The code is still a awful mess, but it works. Some portions of the code and setup are dictated by my setup involving a nginx server. With apache it should be simpler, with lighttpd it wouldn’t work at all, as far as I know.

Anyway, this is the way it works. You go to the site with http and register. The modified restful_authentication plugin instantly generates your client certificate. You get by clicking a link in the p12 format. The signing (self-signed) certificate is generated with the first user certificate (i’ll move this to a rake task later). After installing the certificate you can go to the site with https (before installing it nginx would reject you and redirect you to the non-https version of the login page). Now, if you log out and go to the session/new page, your certificate gets checked and, if your user is found (he should be), you get logged in automagically. Not much, but it’s all it does.

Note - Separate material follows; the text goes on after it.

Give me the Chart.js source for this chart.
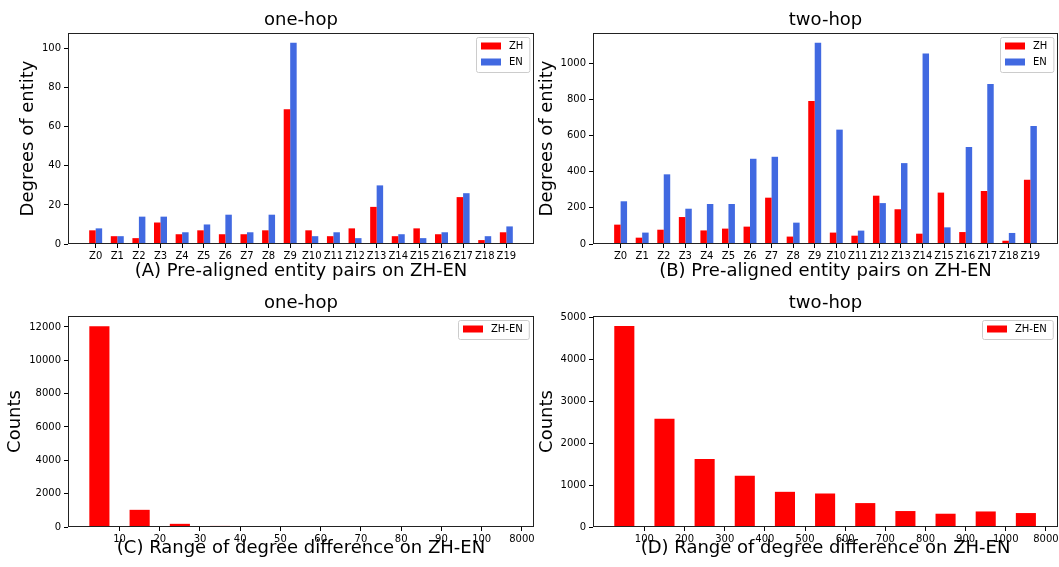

Now, about the code. There is not much code, really. Everything works from a combination of the modded restful_authentication plugin and the QuickCert library. If someone will actually find the whole thing useful, i’ll repackage it as a restful_authentication plugin fork, with some rake tasks and generators, and stuff. The nginx server is configured to use a self-signed certificate for the SSL connection, and the app generated certificate to check client certificates, this way:

server {
    listen       443;
    server_name  ssltest.startika.com;
    ssl                  on;
    ssl_certificate      /u/stuff/CA/demoCA/private/server.crt;
    ssl_certificate_key  /u/stuff/CA/demoCA/private/server.key;
    ssl_client_certificate /u/apps/ssltest/current/cert/CA/cacert.pem;
    ssl_verify_client on;
    ssl_verify_depth 2;
    ssl_session_timeout  5m;
    error_page 496 http://ssltest.startika.com/session/new;
    error_page 495 http://ssltest.startika.com/session/new;
    error_page 497 http://ssltest.startika.com/session/new;
    ssl_protocols  SSLv2 SSLv3 TLSv1;
    ssl_ciphers  ALL:!ADH:!EXPORT56:RC4+RSA:+HIGH:+MEDIUM:+LOW:+SSLv2:+EXP;
    ssl_prefer_server_ciphers   on;
    root   /u/apps/ssltest/current;
    location / {
      proxy_set_header X-Real-IP  $remote_addr;
      proxy_set_header X-Forwarded-For $proxy_add_x_forwarded_for;
      proxy_set_header Host $http_host;
      proxy_set_header X-FORWARDED_PROTO https;
      proxy_set_header X-SSL_CLIENT_S_DN $ssl_client_s_dn;
      proxy_set_header X-SSL_PROTO $ssl_protocol;
      proxy_pass http://ssl_test;
      break;
  }
}

Well, if you want to see for yourself, just go to http://ssltest.startika.com/.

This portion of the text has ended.